Livingston Parish History

Livingston Map

Livingston Parish was originally part what was known as the Florida Parishes. The parish was created on February 10, 1832, when the State Legislature split St. Helena Parish in two. Historians differ as to which one, but the parish was definitely named after either Robert or Edward Livingston. In 1869, the parish lost territory when Tangipahoa Parish was created. It later gained additional land when Maurepas Island was made part of the parish.

Livingston Parish consists of 642 square miles on 410,880 acres and is 32 miles long by 30 miles wide. The geographical landscape of the parish varies from rolling terrain covered by slash pine and hardwood forests in the northern part to rich cypress forests and marshes that border on Lake Maurepas and the Amite River on the southern end.
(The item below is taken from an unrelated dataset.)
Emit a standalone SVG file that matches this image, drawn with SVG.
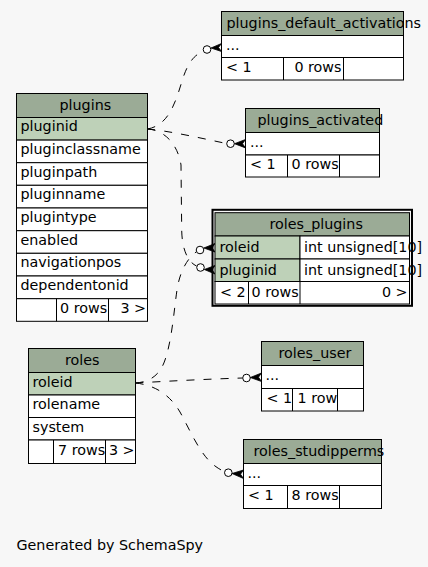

Livingston Parish has eight municipalities, with Denham Springs being the largest. Other municipalities are Albany, French Settlement, Killian, Livingston (the parish seat), Port Vincent, Springfield and Walker.

Old Parish Courthouse

Old Parish Courthouse in Springfield

Livingston became the parish seat in 1941 when the courthouse was moved there from Centerville (Springville). The town is situated in the north central part of the parish, about 25 miles east of Baton Rouge on U.S. Highway 190.

Livingston is located in the heart of the heavily forested area of the parish. Although numerous other trees are common in and around Livingston, particularly hardwoods in the low area, it was the pine, then as now, that attracted the lumber companies to Livingston. In fact, a lumber company , the Lyon Lumber Company of Chicago, Illinois, brought the town into existence.

The Lyon Lumber Co. was incorporated in Louisiana on January 3, 1903, as the Lyon Cypress Lumber Company, with John William Gary as president and John Kellogg Lyon as secretary. The company established a sawmill at Garyville in St. John the Baptist Parish, directly south of Livingston, to cut cypress logs into lumber. The company extended a logging railroad into the cypress swamp north of Garyville to carry logs to the mill. As the cypress was cut, the railroad was extended northward.

By 1915, the company had reached the Amite River and the end of the cypress. The mill was remodeled to cut pine and hardwood. The name of the company was also changed at this time to Lyon Lumber Co. It was also in 1915, on June 4, that the Garyville Northern Railroad Company was incorporated under the general law of Louisiana.

Their first objective in Livingston Parish was to acquire an appropriate crossing location with the Baton Rouge to Hammond railroad, which was then known as the Yazoo & Mississippi Valley Railroad, now the Illinois Central Gulf. Since most of the Lyon Lumber Co.’s land holding’s in Livingston Parish was generally centered on the old town of Doyle (now a part of Livingston); the company wanted to purchase land in Doyle.

However, the company was unable to acquire enough land for their facilities in the existing town of Doyle, which was laid out in lots soon after the Baton Rouge, Hammond & Eastern Railroad was completed in 1908. They therefore selected the vacant land just west of Doyle as the site for their new facilities, which included, among other things, a railroad station, a coal chute, and repair sheds.

The present north-south road from Livingston through Frost to Verdun, LA Hwy 63, occupies the old Garyville Northern roadbed. By train, the town of Garyville was 35 miles south of Livingston.

The new town of Livingston was entirely company-owned by an affiliate of the Lyon Lumber Co., the Garyville Land Co., Inc. It was surveyed into lots in april of 1917. A provision was made for a park when the town was laid out. Today, the courthouse complex occupies the park site.

The extent to which Livingston was a company town can be seen from records that reveal that “when all the timber was cut (about 1931), the company closed and everyone moved away except about twelve families. The company sold everything – even the church.”

The town was, without a doubt, named for the parish, which was named fro Edward Livingston. However, it is not known when the name Livingston was given to the town or who chose the name. The post office was established on August 7, 1917, with Edwin A. Leland as the first postmaster. The town was incorporated on November 4, 1955, with the following officials: Winson Hoover, Mayor; Victor Smart; Fuqua Sibley and Willie Lee Duffy, Aldermen; and Johnnie Sartwell, Marshall.

As in the past, the harvesting of forest products and being the parish seat still plays a major role in the economic life of the town.

Centreville Courthouse

Topography

The parish consists of 642 square miles in 410,880 acres and is 32 miles long by 30 miles wide. The northern part of the parish consists of rolling terrain covered by pine and hardwood forests approximately 50 feet above sea level. In the southern end of the parish, the land submerges into rich cypress forests and marshes that border on Lake Maurepas and the Amite River.

Centreville

Location

Livingston Parish is known as one of the Florida Parishes of Louisiana, as it was a part of West Florida until 1810. Livingston Parish is in the central part of the eastward projecting southern half of Louisiana. The extreme western boundary of Livingston Parish is located 13 miles east of the state capital of Baton Rouge and the southeastern corner is about 35 miles northwest of New Orleans.